Work to complete -> Exactly retype the lines of the material from its first line to the line with "plt.rcParams['font.family'] = ['Liberation", including both.

Stored data ->
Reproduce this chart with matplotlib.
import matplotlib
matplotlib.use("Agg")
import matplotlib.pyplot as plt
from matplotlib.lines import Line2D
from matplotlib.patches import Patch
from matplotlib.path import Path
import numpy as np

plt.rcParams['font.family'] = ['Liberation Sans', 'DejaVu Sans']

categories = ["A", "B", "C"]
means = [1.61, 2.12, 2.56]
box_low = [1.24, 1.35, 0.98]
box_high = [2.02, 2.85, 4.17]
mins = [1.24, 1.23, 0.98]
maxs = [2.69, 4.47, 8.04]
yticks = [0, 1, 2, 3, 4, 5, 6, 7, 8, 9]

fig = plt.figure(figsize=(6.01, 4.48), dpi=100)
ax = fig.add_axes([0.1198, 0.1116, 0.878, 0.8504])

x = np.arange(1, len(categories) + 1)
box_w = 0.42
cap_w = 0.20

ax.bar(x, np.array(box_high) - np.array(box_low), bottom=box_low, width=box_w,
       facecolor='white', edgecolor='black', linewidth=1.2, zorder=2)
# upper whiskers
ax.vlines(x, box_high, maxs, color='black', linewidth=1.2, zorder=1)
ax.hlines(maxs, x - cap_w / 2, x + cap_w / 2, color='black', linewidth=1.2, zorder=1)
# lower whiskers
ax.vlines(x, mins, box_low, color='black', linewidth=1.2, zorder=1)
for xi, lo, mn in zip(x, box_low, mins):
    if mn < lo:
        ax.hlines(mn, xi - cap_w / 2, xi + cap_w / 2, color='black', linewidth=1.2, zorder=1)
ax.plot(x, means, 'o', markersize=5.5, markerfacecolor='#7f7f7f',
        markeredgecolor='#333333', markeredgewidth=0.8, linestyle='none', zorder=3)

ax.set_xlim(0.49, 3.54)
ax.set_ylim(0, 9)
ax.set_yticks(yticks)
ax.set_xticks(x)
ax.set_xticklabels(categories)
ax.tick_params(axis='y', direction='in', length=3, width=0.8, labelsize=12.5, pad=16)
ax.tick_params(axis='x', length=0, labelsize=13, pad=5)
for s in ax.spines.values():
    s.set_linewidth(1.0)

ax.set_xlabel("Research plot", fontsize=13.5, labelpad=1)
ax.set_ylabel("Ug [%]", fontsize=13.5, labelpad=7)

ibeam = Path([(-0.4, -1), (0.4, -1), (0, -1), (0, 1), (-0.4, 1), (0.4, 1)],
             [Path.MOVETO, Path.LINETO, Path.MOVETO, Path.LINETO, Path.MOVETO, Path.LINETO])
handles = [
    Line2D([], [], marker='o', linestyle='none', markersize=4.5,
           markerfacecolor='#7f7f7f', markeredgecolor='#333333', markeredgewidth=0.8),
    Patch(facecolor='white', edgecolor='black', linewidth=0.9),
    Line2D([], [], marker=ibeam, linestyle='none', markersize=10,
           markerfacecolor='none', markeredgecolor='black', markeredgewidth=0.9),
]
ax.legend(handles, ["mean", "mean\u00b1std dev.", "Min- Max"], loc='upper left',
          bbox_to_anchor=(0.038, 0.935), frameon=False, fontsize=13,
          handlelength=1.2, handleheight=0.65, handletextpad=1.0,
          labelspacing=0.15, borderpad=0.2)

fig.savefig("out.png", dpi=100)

Complete output ->
Reproduce this chart with matplotlib.
import matplotlib
matplotlib.use("Agg")
import matplotlib.pyplot as plt
from matplotlib.lines import Line2D
from matplotlib.patches import Patch
from matplotlib.path import Path
import numpy as np

plt.rcParams['font.family'] = ['Liberation Sans', 'DejaVu Sans']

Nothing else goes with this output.